Task goal = Isolate every line in the data with the string "chart" and copy it.

Stored data =

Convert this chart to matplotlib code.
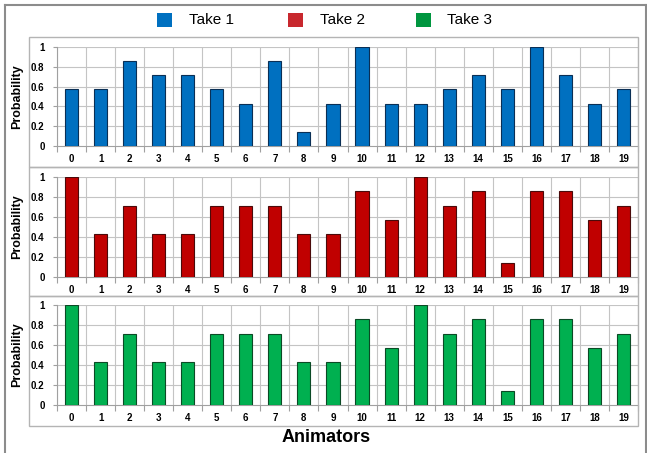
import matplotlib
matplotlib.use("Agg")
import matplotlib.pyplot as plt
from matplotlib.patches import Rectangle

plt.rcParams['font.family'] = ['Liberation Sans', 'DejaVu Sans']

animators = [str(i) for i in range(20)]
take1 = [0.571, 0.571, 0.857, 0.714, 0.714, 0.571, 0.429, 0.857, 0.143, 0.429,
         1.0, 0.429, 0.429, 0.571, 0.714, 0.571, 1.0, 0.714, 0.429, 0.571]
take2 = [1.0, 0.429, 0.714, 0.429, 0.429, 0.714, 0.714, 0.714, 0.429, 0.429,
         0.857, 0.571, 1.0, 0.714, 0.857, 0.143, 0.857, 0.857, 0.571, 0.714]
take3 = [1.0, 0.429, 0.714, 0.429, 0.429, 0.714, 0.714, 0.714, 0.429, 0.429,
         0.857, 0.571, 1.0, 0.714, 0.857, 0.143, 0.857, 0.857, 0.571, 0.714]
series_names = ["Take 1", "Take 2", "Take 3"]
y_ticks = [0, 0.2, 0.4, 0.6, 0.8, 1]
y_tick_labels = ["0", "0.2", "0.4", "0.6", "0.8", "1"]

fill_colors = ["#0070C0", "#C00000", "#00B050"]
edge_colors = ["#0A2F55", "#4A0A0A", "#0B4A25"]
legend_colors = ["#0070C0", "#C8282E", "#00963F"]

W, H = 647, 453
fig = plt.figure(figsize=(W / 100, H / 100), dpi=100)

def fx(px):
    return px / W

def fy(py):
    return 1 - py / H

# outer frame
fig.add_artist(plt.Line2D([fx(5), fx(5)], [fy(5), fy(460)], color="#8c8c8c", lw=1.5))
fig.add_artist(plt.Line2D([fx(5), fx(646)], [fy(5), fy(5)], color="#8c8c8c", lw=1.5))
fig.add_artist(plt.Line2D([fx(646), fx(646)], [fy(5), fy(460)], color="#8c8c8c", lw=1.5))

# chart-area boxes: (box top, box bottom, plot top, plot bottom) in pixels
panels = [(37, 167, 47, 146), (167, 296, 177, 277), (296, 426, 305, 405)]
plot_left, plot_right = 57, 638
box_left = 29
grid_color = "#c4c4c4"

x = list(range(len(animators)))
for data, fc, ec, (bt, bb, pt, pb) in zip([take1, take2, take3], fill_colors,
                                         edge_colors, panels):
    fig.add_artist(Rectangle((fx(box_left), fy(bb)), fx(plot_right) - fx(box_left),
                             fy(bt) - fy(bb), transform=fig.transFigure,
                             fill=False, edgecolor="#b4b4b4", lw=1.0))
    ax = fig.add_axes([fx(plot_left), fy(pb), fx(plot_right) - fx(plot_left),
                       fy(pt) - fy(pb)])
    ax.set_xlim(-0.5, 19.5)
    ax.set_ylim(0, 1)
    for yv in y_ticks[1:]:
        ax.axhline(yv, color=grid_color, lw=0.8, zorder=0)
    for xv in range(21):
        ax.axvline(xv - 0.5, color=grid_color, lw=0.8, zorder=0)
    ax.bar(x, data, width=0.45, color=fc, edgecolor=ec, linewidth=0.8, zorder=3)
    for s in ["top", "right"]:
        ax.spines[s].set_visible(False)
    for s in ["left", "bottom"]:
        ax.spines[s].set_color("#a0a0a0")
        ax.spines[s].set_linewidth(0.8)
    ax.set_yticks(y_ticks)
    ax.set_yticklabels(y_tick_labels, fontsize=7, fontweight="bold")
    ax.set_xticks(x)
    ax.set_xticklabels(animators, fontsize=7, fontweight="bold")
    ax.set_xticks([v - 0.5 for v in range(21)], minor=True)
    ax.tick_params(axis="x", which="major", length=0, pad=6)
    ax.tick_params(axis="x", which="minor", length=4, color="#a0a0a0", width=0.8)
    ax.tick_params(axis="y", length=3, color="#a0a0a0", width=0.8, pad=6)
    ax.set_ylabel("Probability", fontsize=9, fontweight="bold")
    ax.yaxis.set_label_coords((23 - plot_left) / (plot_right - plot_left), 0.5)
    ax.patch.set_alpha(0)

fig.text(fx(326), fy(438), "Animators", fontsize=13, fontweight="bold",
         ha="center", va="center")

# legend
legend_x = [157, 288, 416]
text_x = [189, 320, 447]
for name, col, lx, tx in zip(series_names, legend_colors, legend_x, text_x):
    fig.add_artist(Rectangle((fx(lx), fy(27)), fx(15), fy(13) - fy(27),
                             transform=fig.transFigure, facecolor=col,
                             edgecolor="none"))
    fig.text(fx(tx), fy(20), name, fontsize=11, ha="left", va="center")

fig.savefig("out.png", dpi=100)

Written solution =
Convert this chart to matplotlib code.
# chart-area boxes: (box top, box bottom, plot top, plot bottom) in pixels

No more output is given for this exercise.